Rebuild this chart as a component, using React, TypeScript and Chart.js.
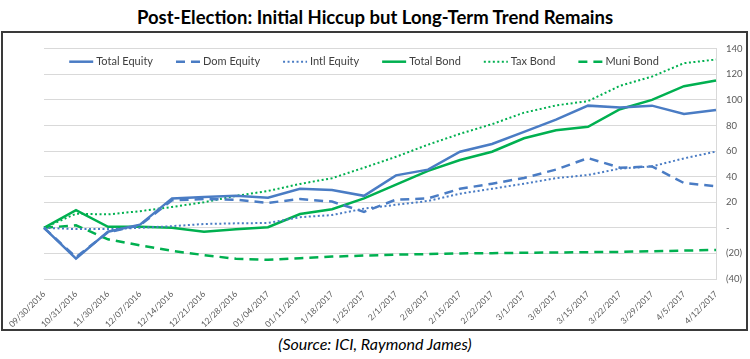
import { useEffect, useRef } from "react";
import { Chart, registerables } from "chart.js";
Chart.register(...registerables);

const categories = [
  "09/30/2016", "10/31/2016", "11/30/2016", "12/07/2016", "12/14/2016", "12/21/2016",
  "12/28/2016", "01/04/2017", "01/11/2017", "1/18/2017", "1/25/2017", "2/1/2017",
  "2/8/2017", "2/15/2017", "2/22/2017", "3/1/2017", "3/8/2017", "3/15/2017",
  "3/22/2017", "3/29/2017", "4/5/2017", "4/12/2017",
];

const totalEquity = [0, -24, -3, 2.5, 23, 24, 25, 23.5, 30.5, 29.5, 25, 41, 45.5, 59.5, 65.5, 75, 84.5, 95.5, 94, 95.5, 89, 92];
const domEquity = [0, -23, -3.5, 2, 21.5, 22.5, 22, 19.5, 22.5, 20.5, 12.5, 22, 23, 30.5, 34.5, 39, 45.5, 54.5, 47, 48, 35, 32.5];
const intlEquity = [0, -1, -1, 0, 1.3, 3, 3.5, 3.8, 8.3, 10, 15, 18, 21, 26.7, 30.5, 34.5, 38.8, 41.3, 46.3, 48, 54.3, 59.6];
const totalBond = [0, 13.8, 0.8, 0.8, 0, -3, -1.2, 0.5, 10.8, 14.5, 23, 33.8, 44.5, 53, 59.5, 70, 76.2, 79, 92.7, 100, 110.7, 115.2];
const taxBond = [0, 11, 10.5, 13, 16.3, 20, 25, 28.8, 34.3, 38.8, 47, 55.5, 65, 73.5, 81, 90, 95.7, 99, 111, 118.2, 128.7, 131.5];
const muniBond = [0, 2, -9, -13.7, -18, -21.3, -24.2, -25, -23.7, -22.5, -21.7, -21, -20.5, -20, -19.8, -19.5, -19.3, -19, -18.8, -18.3, -17.8, -17.3];

const yMin = -40;
const yMax = 140;
const yStep = 20;

const BLUE = "#4a7cc4";
const GREEN = "#00b050";
const FONT = "Lato, 'Open Sans', sans-serif";

// legend drawn inside the plot area, in one row, like the original
const LEG_FONT = 11;
const LEG_LINE = 24;
const LEG_GAP = 3;
const LEG_SPACING = 23;
const LEG_OFFSET_X = -16;
const LEG_OFFSET_Y = 13;

const lineLegend = {
  id: "lineLegend",
  afterDatasetsDraw(chart: any) {
    const { ctx, chartArea } = chart;
    ctx.save();
    ctx.font = `${LEG_FONT}px ${FONT}`;
    const items = chart.data.datasets.map((ds: any) => ({
      ds,
      w: LEG_LINE + LEG_GAP + ctx.measureText(ds.label).width,
    }));
    const total = items.reduce((a: number, it: any) => a + it.w, 0) + LEG_SPACING * (items.length - 1);
    let x = (chartArea.left + chartArea.right) / 2 + LEG_OFFSET_X - total / 2;
    const y = chartArea.top + LEG_OFFSET_Y;
    for (const it of items) {
      const ds = it.ds;
      ctx.strokeStyle = ds.borderColor;
      ctx.lineWidth = ds.borderWidth;
      ctx.setLineDash(ds.borderDash || []);
      ctx.lineCap = "butt";
      ctx.beginPath();
      ctx.moveTo(x, y);
      ctx.lineTo(x + LEG_LINE, y);
      ctx.stroke();
      ctx.setLineDash([]);
      ctx.fillStyle = "#404040";
      ctx.textBaseline = "middle";
      ctx.textAlign = "left";
      ctx.fillText(ds.label, x + LEG_LINE + LEG_GAP, y);
      x += it.w + LEG_SPACING;
    }
    ctx.restore();
  },
};

export default function App() {
  const ref = useRef<HTMLCanvasElement | null>(null);

  useEffect(() => {
    document.body.style.margin = "0";
    if (!ref.current) return;
    const mk = (label: string, data: number[], color: string, dash: number[], width: number) => ({
      label,
      data,
      borderColor: color,
      backgroundColor: color,
      borderWidth: width,
      borderDash: dash,
      pointRadius: 0,
      pointHoverRadius: 0,
      tension: 0,
      fill: false,
    });
    const chart = new Chart(ref.current, {
      type: "line",
      data: {
        labels: categories,
        datasets: [
          mk("Total Equity", totalEquity, BLUE, [], 2.5),
          mk("Dom Equity", domEquity, BLUE, [9, 6], 2.5),
          mk("Intl Equity", intlEquity, BLUE, [2, 2.5], 2),
          mk("Total Bond", totalBond, GREEN, [], 2.5),
          mk("Tax Bond", taxBond, GREEN, [2, 2.5], 2),
          mk("Muni Bond", muniBond, GREEN, [9, 6], 2.5),
        ],
      },
      plugins: [lineLegend],
      options: {
        animation: false,
        responsive: false,
        maintainAspectRatio: false,
        layout: { padding: { left: 41, top: 9, right: 0, bottom: 0 } },
        plugins: {
          title: { display: false },
          tooltip: { enabled: false },
          legend: { display: false },
        },
        scales: {
          x: {
            grid: { display: false },
            border: { display: false },
            afterFit: (s: any) => {
              s.height = 50;
              s.paddingLeft = 0;
              s.paddingRight = 0;
            },
            ticks: {
              autoSkip: false,
              minRotation: 45,
              maxRotation: 45,
              padding: 2,
              color: "#595959",
              font: { family: FONT, size: 8.5 },
            },
          },
          y: {
            position: "right",
            min: yMin,
            max: yMax,
            afterFit: (s: any) => {
              s.width = 30;
            },
            grid: { color: "#d9d9d9", lineWidth: 1, drawTicks: false },
            border: { display: true, color: "#d9d9d9" },
            ticks: {
              stepSize: yStep,
              padding: 10,
              color: "#595959",
              font: { family: FONT, size: 9.5 },
              callback: (v: any) => {
                const n = Number(v);
                if (n === 0) return "-";
                if (n < 0) return `(${-n})`;
                return `${n}`;
              },
            },
          },
        },
      },
    });
    return () => chart.destroy();
  }, []);

  return (
    <div style={{ position: "relative", width: 750, height: 359, background: "#fff", fontFamily: FONT }}>
      <div
        style={{
          position: "absolute",
          top: 6,
          left: 0,
          width: 750,
          textAlign: "center",
          fontWeight: 700,
          fontSize: 18.5,
          color: "#000",
        }}
      >
        Post-Election: Initial Hiccup but Long-Term Trend Remains
      </div>
      <div
        style={{
          position: "absolute",
          left: 1,
          top: 31,
          width: 747,
          height: 300,
          border: "2px solid #3a3a3a",
          boxSizing: "border-box",
        }}
      >
        <canvas ref={ref} width={743} height={296} style={{ display: "block", width: 743, height: 296 }} />
      </div>
      <div
        style={{
          position: "absolute",
          top: 334,
          left: 0,
          width: 750,
          textAlign: "center",
          fontStyle: "italic",
          fontSize: 16,
          color: "#000",
        }}
      >
        (Source: ICI, Raymond James)
      </div>
    </div>
  );
}
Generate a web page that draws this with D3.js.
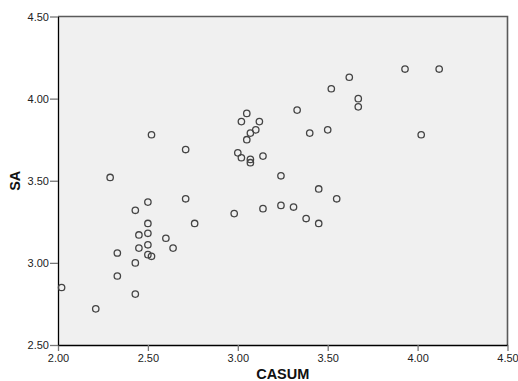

────────────────────

**Set problem**
Write out all the records again, exactly, minus any pictures.

**Solution**
Rebuild this chart as a component, using React, TypeScript and Chart.js.
import { useEffect, useRef } from "react";
import { Chart, registerables } from "chart.js";
Chart.register(...registerables);

const categories = [
  "09/30/2016", "10/31/2016", "11/30/2016", "12/07/2016", "12/14/2016", "12/21/2016",
  "12/28/2016", "01/04/2017", "01/11/2017", "1/18/2017", "1/25/2017", "2/1/2017",
  "2/8/2017", "2/15/2017", "2/22/2017", "3/1/2017", "3/8/2017", "3/15/2017",
  "3/22/2017", "3/29/2017", "4/5/2017", "4/12/2017",
];

const totalEquity = [0, -24, -3, 2.5, 23, 24, 25, 23.5, 30.5, 29.5, 25, 41, 45.5, 59.5, 65.5, 75, 84.5, 95.5, 94, 95.5, 89, 92];
const domEquity = [0, -23, -3.5, 2, 21.5, 22.5, 22, 19.5, 22.5, 20.5, 12.5, 22, 23, 30.5, 34.5, 39, 45.5, 54.5, 47, 48, 35, 32.5];
const intlEquity = [0, -1, -1, 0, 1.3, 3, 3.5, 3.8, 8.3, 10, 15, 18, 21, 26.7, 30.5, 34.5, 38.8, 41.3, 46.3, 48, 54.3, 59.6];
const totalBond = [0, 13.8, 0.8, 0.8, 0, -3, -1.2, 0.5, 10.8, 14.5, 23, 33.8, 44.5, 53, 59.5, 70, 76.2, 79, 92.7, 100, 110.7, 115.2];
const taxBond = [0, 11, 10.5, 13, 16.3, 20, 25, 28.8, 34.3, 38.8, 47, 55.5, 65, 73.5, 81, 90, 95.7, 99, 111, 118.2, 128.7, 131.5];
const muniBond = [0, 2, -9, -13.7, -18, -21.3, -24.2, -25, -23.7, -22.5, -21.7, -21, -20.5, -20, -19.8, -19.5, -19.3, -19, -18.8, -18.3, -17.8, -17.3];

const yMin = -40;
const yMax = 140;
const yStep = 20;

const BLUE = "#4a7cc4";
const GREEN = "#00b050";
const FONT = "Lato, 'Open Sans', sans-serif";

// legend drawn inside the plot area, in one row, like the original
const LEG_FONT = 11;
const LEG_LINE = 24;
const LEG_GAP = 3;
const LEG_SPACING = 23;
const LEG_OFFSET_X = -16;
const LEG_OFFSET_Y = 13;

const lineLegend = {
  id: "lineLegend",
  afterDatasetsDraw(chart: any) {
    const { ctx, chartArea } = chart;
    ctx.save();
    ctx.font = `${LEG_FONT}px ${FONT}`;
    const items = chart.data.datasets.map((ds: any) => ({
      ds,
      w: LEG_LINE + LEG_GAP + ctx.measureText(ds.label).width,
    }));
    const total = items.reduce((a: number, it: any) => a + it.w, 0) + LEG_SPACING * (items.length - 1);
    let x = (chartArea.left + chartArea.right) / 2 + LEG_OFFSET_X - total / 2;
    const y = chartArea.top + LEG_OFFSET_Y;
    for (const it of items) {
      const ds = it.ds;
      ctx.strokeStyle = ds.borderColor;
      ctx.lineWidth = ds.borderWidth;
      ctx.setLineDash(ds.borderDash || []);
      ctx.lineCap = "butt";
      ctx.beginPath();
      ctx.moveTo(x, y);
      ctx.lineTo(x + LEG_LINE, y);
      ctx.stroke();
      ctx.setLineDash([]);
      ctx.fillStyle = "#404040";
      ctx.textBaseline = "middle";
      ctx.textAlign = "left";
      ctx.fillText(ds.label, x + LEG_LINE + LEG_GAP, y);
      x += it.w + LEG_SPACING;
    }
    ctx.restore();
  },
};

export default function App() {
  const ref = useRef<HTMLCanvasElement | null>(null);

  useEffect(() => {
    document.body.style.margin = "0";
    if (!ref.current) return;
    const mk = (label: string, data: number[], color: string, dash: number[], width: number) => ({
      label,
      data,
      borderColor: color,
      backgroundColor: color,
      borderWidth: width,
      borderDash: dash,
      pointRadius: 0,
      pointHoverRadius: 0,
      tension: 0,
      fill: false,
    });
    const chart = new Chart(ref.current, {
      type: "line",
      data: {
        labels: categories,
        datasets: [
          mk("Total Equity", totalEquity, BLUE, [], 2.5),
          mk("Dom Equity", domEquity, BLUE, [9, 6], 2.5),
          mk("Intl Equity", intlEquity, BLUE, [2, 2.5], 2),
          mk("Total Bond", totalBond, GREEN, [], 2.5),
          mk("Tax Bond", taxBond, GREEN, [2, 2.5], 2),
          mk("Muni Bond", muniBond, GREEN, [9, 6], 2.5),
        ],
      },
      plugins: [lineLegend],
      options: {
        animation: false,
        responsive: false,
        maintainAspectRatio: false,
        layout: { padding: { left: 41, top: 9, right: 0, bottom: 0 } },
        plugins: {
          title: { display: false },
          tooltip: { enabled: false },
          legend: { display: false },
        },
        scales: {
          x: {
            grid: { display: false },
            border: { display: false },
            afterFit: (s: any) => {
              s.height = 50;
              s.paddingLeft = 0;
              s.paddingRight = 0;
            },
            ticks: {
              autoSkip: false,
              minRotation: 45,
              maxRotation: 45,
              padding: 2,
              color: "#595959",
              font: { family: FONT, size: 8.5 },
            },
          },
          y: {
            position: "right",
            min: yMin,
            max: yMax,
            afterFit: (s: any) => {
              s.width = 30;
            },
            grid: { color: "#d9d9d9", lineWidth: 1, drawTicks: false },
            border: { display: true, color: "#d9d9d9" },
            ticks: {
              stepSize: yStep,
              padding: 10,
              color: "#595959",
              font: { family: FONT, size: 9.5 },
              callback: (v: any) => {
                const n = Number(v);
                if (n === 0) return "-";
                if (n < 0) return `(${-n})`;
                return `${n}`;
              },
            },
          },
        },
      },
    });
    return () => chart.destroy();
  }, []);

  return (
    <div style={{ position: "relative", width: 750, height: 359, background: "#fff", fontFamily: FONT }}>
      <div
        style={{
          position: "absolute",
          top: 6,
          left: 0,
          width: 750,
          textAlign: "center",
          fontWeight: 700,
          fontSize: 18.5,
          color: "#000",
        }}
      >
        Post-Election: Initial Hiccup but Long-Term Trend Remains
      </div>
      <div
        style={{
          position: "absolute",
          left: 1,
          top: 31,
          width: 747,
          height: 300,
          border: "2px solid #3a3a3a",
          boxSizing: "border-box",
        }}
      >
        <canvas ref={ref} width={743} height={296} style={{ display: "block", width: 743, height: 296 }} />
      </div>
      <div
        style={{
          position: "absolute",
          top: 334,
          left: 0,
          width: 750,
          textAlign: "center",
          fontStyle: "italic",
          fontSize: 16,
          color: "#000",
        }}
      >
        (Source: ICI, Raymond James)
      </div>
    </div>
  );
}
Generate a web page that draws this with D3.js.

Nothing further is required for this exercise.